No one should become disposable once they get older, or be less deserving of dignity and care, which is why we should never reconcile with the abhorrent reality of many of the long-term care homes in Canada, which was recently revealed by the military.
Before the pandemic, there were stories of the elderly being neglected in care homes, mostly related to the media by their family members. Notorious cases got covered for a while, but even those ones drowned eventually in the wave of incoming daily news. The reality of possible abuse and neglect came and went in many episodes but none lead to the end of it.
Then the coronavirus hit and many old people homes were hit the hardest. The military was called to help in Quebec and Ontario and they did, many of them contracting the disease. That is part of the risk soldiers assume under such circumstances, a member of the Canadian military said to me. (Let’s all say an extra thank you on Remembrance Day for that.)
The worst of their mission though was revealed via a most damning report on how the elderly were being treated in some of these long-term care facilities. The soldiers did not hold back from sharing with the rest of us what they saw: flies and cockroaches, improperly trained staff with borderline abusive behaviour, rotten food, residents left for hours in soiled diapers or even lying on the floor. Facts were ugly and shocked everyone.
What now? Well, that was in those provinces, some said. Not really. It could and it likely is happening in all provinces, albeit not in all homes. Still, when such a facility is for-profit, that becomes a business, and businesses are keen on generating a revenue. Unfortunately, that often means cutting corners and reducing expenses. This should not happen when someone’s health or life is at stake.
The question is: now what? Will those responsible do a mea culpa, crocodile tears and all, and then return to the same practices, or will things change for the better? Will they start paying an adequate number of qualified staff decent wages, ensuring benefits, and having proper oversight in place? Will someone be following up on that?
Will we have every such facility in every province inspected by an independent organization that will do exactly what the military did, reporting on what they saw and making it known to the public?
Will the for-profit model change in the light of these reports? We might see a few of these homes taken to court, but that will not address the systemic problem that affects these already vulnerable people.

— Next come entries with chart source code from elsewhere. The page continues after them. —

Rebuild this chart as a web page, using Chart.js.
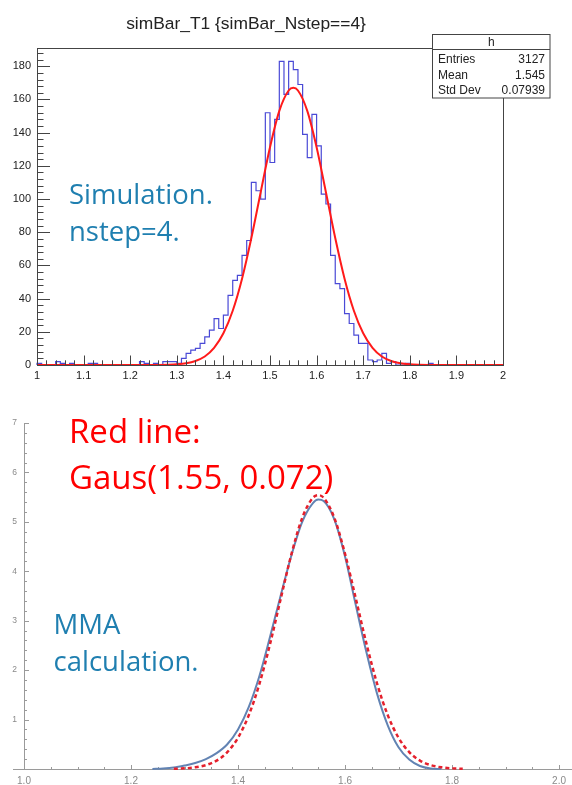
<!DOCTYPE html>
<html><head><meta charset="utf-8">
<script src="https://cdn.jsdelivr.net/npm/chart.js@4.4.1/dist/chart.umd.min.js"></script>
<style>
html,body{margin:0;padding:0;background:#fff;width:572px;height:785px;overflow:hidden}
#top{position:absolute;left:0;top:0;width:572px;height:400px}
#bot{position:absolute;left:0;top:400px;width:572px;height:385px}
.note{position:absolute;font-family:"Open Sans",sans-serif;white-space:nowrap;margin:0}
.blue{color:#1f7fb0;font-size:27.5px;line-height:36.7px}
.red{color:#ff0000;font-size:33px;line-height:46px}
</style></head><body>
<div id="top"><canvas id="c1" width="572" height="400"></canvas></div>
<div id="bot"><canvas id="c2" width="572" height="385"></canvas></div>
<div class="note blue" style="left:69px;top:176px">Simulation.<br>nstep=4.</div>
<div class="note red" style="left:69px;top:407.5px">Red line:<br>Gaus(1.55, 0.072)</div>
<div class="note blue" style="left:53.5px;top:606px">MMA<br>calculation.</div>
<script>
// ---------- Top panel: ROOT histogram (100 bins, 1.0 .. 2.0) ----------
const histTitle = 'simBar_T1 {simBar_Nstep==4}';
const histMin = 1.0;
const histMax = 2.0;
const histCounts = [
  0, 1, 0, 0, 0, 2, 1, 0, 1, 0,
  0, 0, 1, 1, 0, 0, 0, 0, 0, 0,
  0, 0, 0, 2, 1, 0, 1, 0, 2, 2,
  2, 1, 4, 7, 9, 10, 13, 17, 21, 28,
  22, 30, 42, 51, 54, 66, 75, 110, 105, 100,
  152, 122, 148, 183, 163, 183, 178, 169, 139, 125,
  151, 132, 103, 97, 66, 49, 46, 31, 25, 18,
  13, 13, 3, 2, 3, 7, 1, 2, 0, 0,
  1, 0, 0, 0, 0, 1, 0, 0, 0, 0,
  0, 0, 0, 0, 0, 0, 0, 0, 0, 0
];
const fitX = [1.00,1.10,1.20,1.26,1.28,1.30,1.32,1.34,1.36,1.38,1.40,1.42,1.44,1.46,1.48,1.50,1.52,1.54,1.55,1.56,1.58,1.60,1.62,1.64,1.66,1.68,1.70,1.72,1.74,1.76,1.78,1.80,1.82,1.84,1.90,2.00];
const fitY = [0,0,0,0.05,0.15,0.4,1.0,2.4,5.1,10.3,19.1,32.7,52.0,76.5,104.1,131.2,153.1,165.4,167,165.4,153.1,131.2,104.1,76.5,52.0,32.7,19.1,10.3,5.1,2.4,1.0,0.4,0.15,0.05,0,0];
const topXTicks = [1, 1.1, 1.2, 1.3, 1.4, 1.5, 1.6, 1.7, 1.8, 1.9, 2];
const topYTicks = [0, 20, 40, 60, 80, 100, 120, 140, 160, 180];
const statsName = 'h';
const statsLabels = ['Entries', 'Mean', 'Std Dev'];
const statsValues = ['3127', '1.545', '0.07939'];

// ---------- Bottom panel: MMA calculation vs Gaussian ----------
const mmaX = [1.24,1.26,1.28,1.30,1.32,1.34,1.36,1.38,1.40,1.42,1.44,1.46,1.48,1.50,1.52,1.54,1.55,1.56,1.58,1.60,1.62,1.64,1.66,1.68,1.70,1.72,1.74,1.76,1.78];
const mmaY = [0,0.01,0.03,0.07,0.12,0.20,0.32,0.50,0.80,1.25,1.88,2.68,3.52,4.33,5.00,5.38,5.45,5.42,5.05,4.30,3.32,2.36,1.52,0.88,0.44,0.19,0.06,0.01,0];
const gausX = [1.28,1.30,1.32,1.34,1.36,1.38,1.40,1.42,1.44,1.46,1.48,1.50,1.52,1.54,1.55,1.56,1.58,1.60,1.62,1.64,1.66,1.68,1.70,1.72,1.74,1.76,1.78,1.80,1.82];
const gausY = [0.005,0.013,0.034,0.079,0.170,0.341,0.633,1.085,1.724,2.536,3.454,4.353,5.080,5.487,5.54,5.487,5.080,4.353,3.454,2.536,1.724,1.085,0.633,0.341,0.170,0.079,0.034,0.013,0.005];
const botXTicks = [1.0, 1.2, 1.4, 1.6, 1.8, 2.0];
const botYTicks = [0, 1, 2, 3, 4, 5, 6, 7];

// ---------- build datasets ----------
const binW = (histMax - histMin) / histCounts.length;
const histPoints = histCounts.map((c, i) => ({x: histMin + i * binW, y: c}));
histPoints.push({x: histMax, y: histCounts[histCounts.length - 1]});
const fitPoints = fitX.map((x, i) => ({x, y: fitY[i]}));
const mmaPoints = mmaX.map((x, i) => ({x, y: mmaY[i]}));
const gausPoints = gausX.map((x, i) => ({x, y: gausY[i]}));

const rootFont = '"Liberation Sans", Arial, Helvetica, sans-serif';

const rootDecor = {
  id: 'rootDecor',
  afterDatasetsDraw(chart) {
    const {ctx, chartArea: a, scales: {x, y}} = chart;
    ctx.save();
    ctx.strokeStyle = '#444';
    ctx.lineWidth = 1;
    ctx.strokeRect(Math.round(a.left) + 0.5, Math.round(a.top) + 0.5, Math.round(a.right - a.left), Math.round(a.bottom - a.top));
    ctx.beginPath();
    for (let k = 0; k * 4 <= y.max; k++) {
      const v = k * 4, py = Math.round(y.getPixelForValue(v)) + 0.5;
      const len = (v % 20 === 0) ? 13 : 6.5;
      ctx.moveTo(a.left, py); ctx.lineTo(a.left + len, py);
    }
    for (let k = 0; k <= 50; k++) {
      const v = x.min + k * 0.02, px = Math.round(x.getPixelForValue(v)) + 0.5;
      const len = (k % 5 === 0) ? 9.5 : 4.7;
      ctx.moveTo(px, a.bottom); ctx.lineTo(px, a.bottom - len);
    }
    ctx.stroke();
    ctx.fillStyle = '#222';
    ctx.font = '17.4px ' + rootFont;
    ctx.textAlign = 'center';
    ctx.textBaseline = 'alphabetic';
    ctx.fillText(histTitle, 246, 28.5);
    const bx = 432.5, by = 34.5, bw = 117.5, bh = 63.5;
    ctx.fillStyle = '#fff';
    ctx.fillRect(bx, by, bw, bh);
    ctx.strokeStyle = '#444';
    ctx.strokeRect(bx, by, bw, bh);
    ctx.beginPath(); ctx.moveTo(bx, 49.5); ctx.lineTo(bx + bw, 49.5); ctx.stroke();
    ctx.fillStyle = '#222';
    ctx.font = '12px ' + rootFont;
    ctx.textAlign = 'center';
    ctx.fillText(statsName, bx + bw / 2, 46);
    const rowsY = [63, 78.5, 94];
    statsLabels.forEach((lab, i) => {
      ctx.textAlign = 'left'; ctx.fillText(lab, 438, rowsY[i]);
      ctx.textAlign = 'right'; ctx.fillText(statsValues[i], 545, rowsY[i]);
    });
    ctx.restore();
  }
};

new Chart(document.getElementById('c1'), {
  type: 'line',
  data: {
    datasets: [
      {data: fitPoints, borderColor: '#ff1a1a', borderWidth: 2, pointRadius: 0, cubicInterpolationMode: 'monotone', fill: false, clip: false},
      {data: histPoints, borderColor: '#4a4ad6', borderWidth: 1.2, pointRadius: 0, stepped: 'after', fill: false, clip: false}
    ]
  },
  options: {
    responsive: false, animation: false, devicePixelRatio: 1,
    layout: {padding: {left: 0, top: 48, right: 69, bottom: 0}},
    plugins: {legend: {display: false}, tooltip: {enabled: false}, title: {display: false}},
    scales: {
      x: {
        type: 'linear', min: histMin, max: histMax,
        border: {display: false}, grid: {display: false, drawTicks: false},
        afterBuildTicks: s => { s.ticks = topXTicks.map(v => ({value: v})); },
        afterFit: s => { s.height = 35; },
        ticks: {autoSkip: false, maxRotation: 0, padding: 4, color: '#222', font: {family: rootFont, size: 11}, callback: v => String(v)}
      },
      y: {
        type: 'linear', min: 0, max: 191,
        border: {display: false}, grid: {display: false, drawTicks: false},
        afterBuildTicks: s => { s.ticks = topYTicks.map(v => ({value: v})); },
        afterFit: s => { s.width = 37; },
        ticks: {padding: 6, color: '#222', font: {family: rootFont, size: 11}, callback: v => String(v)}
      }
    }
  },
  plugins: [rootDecor]
});

const mmaDecor = {
  id: 'mmaDecor',
  beforeDatasetsDraw(chart) {
    const {ctx, scales: {x, y}} = chart;
    ctx.save();
    ctx.strokeStyle = '#9a9a9a';
    ctx.lineWidth = 1;
    const y0 = Math.round(y.getPixelForValue(0)) + 0.5;
    const x0 = Math.round(x.getPixelForValue(1.0)) + 0.5;
    ctx.beginPath();
    ctx.moveTo(13, y0); ctx.lineTo(572, y0);
    ctx.moveTo(x0, y0); ctx.lineTo(x0, Math.round(y.getPixelForValue(7)));
    for (let k = 0; k <= 35; k++) {
      const v = k * 0.2, py = Math.round(y.getPixelForValue(v)) + 0.5;
      const len = (k % 5 === 0) ? 4.5 : 2.5;
      ctx.moveTo(x0, py); ctx.lineTo(x0 + len, py);
    }
    for (let k = 0; k <= 20; k++) {
      const v = 1 + k * 0.05, px = Math.round(x.getPixelForValue(v)) + 0.5;
      const len = (k % 4 === 0) ? 4.5 : 2.5;
      ctx.moveTo(px, y0); ctx.lineTo(px, y0 - len);
    }
    ctx.stroke();
    ctx.restore();
  }
};

new Chart(document.getElementById('c2'), {
  type: 'line',
  data: {
    datasets: [
      {data: gausPoints, borderColor: '#e4202c', borderWidth: 2.5, borderDash: [4, 3], pointRadius: 0, cubicInterpolationMode: 'monotone', fill: false, clip: false},
      {data: mmaPoints, borderColor: '#6283b3', borderWidth: 2, pointRadius: 0, cubicInterpolationMode: 'monotone', fill: false, clip: false}
    ]
  },
  options: {
    responsive: false, animation: false, devicePixelRatio: 1,
    layout: {padding: {left: 0, top: 23, right: 10, bottom: 0}},
    plugins: {legend: {display: false}, tooltip: {enabled: false}},
    scales: {
      x: {
        type: 'linear', min: 1.0, max: 2.0,
        border: {display: false}, grid: {display: false, drawTicks: false},
        afterBuildTicks: s => { s.ticks = botXTicks.map(v => ({value: v})); },
        afterFit: s => { s.height = 16; },
        ticks: {autoSkip: false, maxRotation: 0, padding: 6, color: '#8a8a8a', font: {family: rootFont, size: 10}, callback: v => v.toFixed(1)}
      },
      y: {
        type: 'linear', min: 0, max: 7,
        border: {display: false}, grid: {display: false, drawTicks: false},
        afterBuildTicks: s => { s.ticks = botYTicks.map(v => ({value: v})); },
        afterFit: s => { s.width = 24; },
        ticks: {padding: 7, color: '#8a8a8a', font: {family: rootFont, size: 8.5}, callback: v => v === 0 ? '' : String(v)}
      }
    }
  },
  plugins: [mmaDecor]
});
</script>
</body></html>
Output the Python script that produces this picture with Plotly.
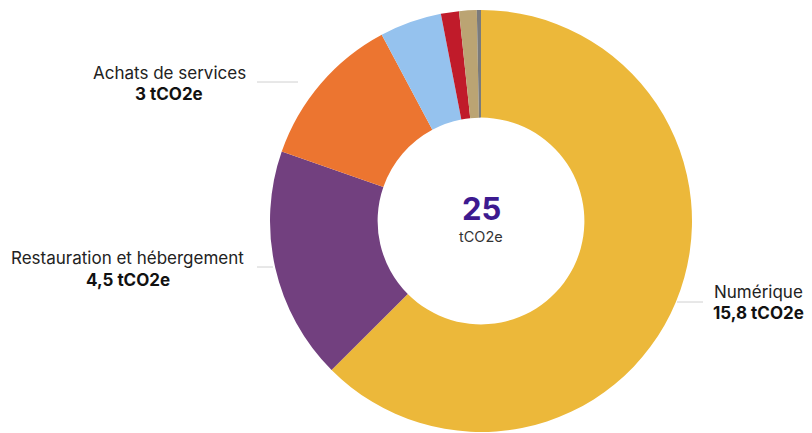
import plotly.graph_objects as go

W, H = 812, 433
OFF = 8  # page body margin shifts the figure by this many pixels
FW, FH = W - OFF, H - OFF

categories = ["Numérique", "Restauration et hébergement", "Achats de services",
              "Autre poste A", "Autre poste B", "Autre poste C", "Autre poste D"]
values = [15.8, 4.5, 3.0, 1.2, 0.35, 0.34, 0.08]
value_labels = ["15,8 tCO2e", "4,5 tCO2e", "3 tCO2e", "", "", "", ""]
colors = ["#ECB83A", "#72407F", "#EC7530", "#95C2EE", "#C01B2A", "#BBA473", "#7B7B7B"]
total_label = "25"
total_unit = "tCO2e"

# pie geometry (pixels, window coordinates)
cx, cy, r = 481, 221, 211

def px(x):
    return (x - OFF) / FW

def py(y):
    return 1 - (y - OFF) / FH

fig = go.Figure(go.Pie(
    labels=categories,
    values=values,
    marker=dict(colors=colors, line=dict(width=0)),
    hole=0.49,
    sort=False,
    direction="clockwise",
    rotation=0,
    textinfo="none",
    showlegend=False,
    domain=dict(x=[px(cx - r), px(cx + r)], y=[max(0, py(cy + r)), py(cy - r)]),
))

font = "Inter, Roboto, Arial, sans-serif"

label_pos = [
    (0, 758, 292, 313, (677, 703, 302)),
    (1, 128, 258, 280, (257, 273, 267)),
    (2, 169, 73, 94, (257, 298, 82)),
]

annotations = []
shapes = []
for i, x, y1, y2, (lx0, lx1, ly) in label_pos:
    annotations.append(dict(x=px(x), y=py(y1), xref="paper", yref="paper",
                            text=categories[i], showarrow=False,
                            font=dict(family=font, size=17, color="#222222"),
                            xanchor="center", yanchor="middle"))
    annotations.append(dict(x=px(x), y=py(y2), xref="paper", yref="paper",
                            text="<b>" + value_labels[i] + "</b>", showarrow=False,
                            font=dict(family=font, size=17, color="#111111"),
                            xanchor="center", yanchor="middle"))
    shapes.append(dict(type="line", xref="paper", yref="paper",
                       x0=px(lx0), x1=px(lx1), y0=py(ly), y1=py(ly),
                       line=dict(color="#D0D0D0", width=1), layer="below"))

annotations.append(dict(x=px(cx), y=py(208), xref="paper", yref="paper",
                        text="<b>" + total_label + "</b>", showarrow=False,
                        font=dict(family=font, size=31, color="#3D1A8F"),
                        xanchor="center", yanchor="middle"))
annotations.append(dict(x=px(cx), y=py(236), xref="paper", yref="paper",
                        text=total_unit, showarrow=False,
                        font=dict(family=font, size=14.5, color="#333333"),
                        xanchor="center", yanchor="middle"))

fig.update_layout(
    width=FW, height=FH,
    margin=dict(l=0, r=0, t=0, b=0),
    paper_bgcolor="white", plot_bgcolor="white",
    annotations=annotations, shapes=shapes,
)

fig.write_html("out.html")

Perhaps we ought to start by asking ourselves some more fundamental questions: how much are our elderly worth and why would anyone think that once someone is past a certain age, their life is less valuable? We are all headed that way. The way we treat today’s elderly becomes the way we will be treated when we reach that age.
Perhaps we should change some things from the bottom up: make health and chronic disease prevention part of the education at all levels and an important part of our health system. Also, recognize that the health and well-being of people of all ages will take a hit whenever there is money to be made from the opposite.
Yes, we have much work to do. Let’s not let this report become one of the shocking yet forgotten news of the 2020, but the beginning of restoring dignity to our elderly population and to everyone headed that way, which is all of us.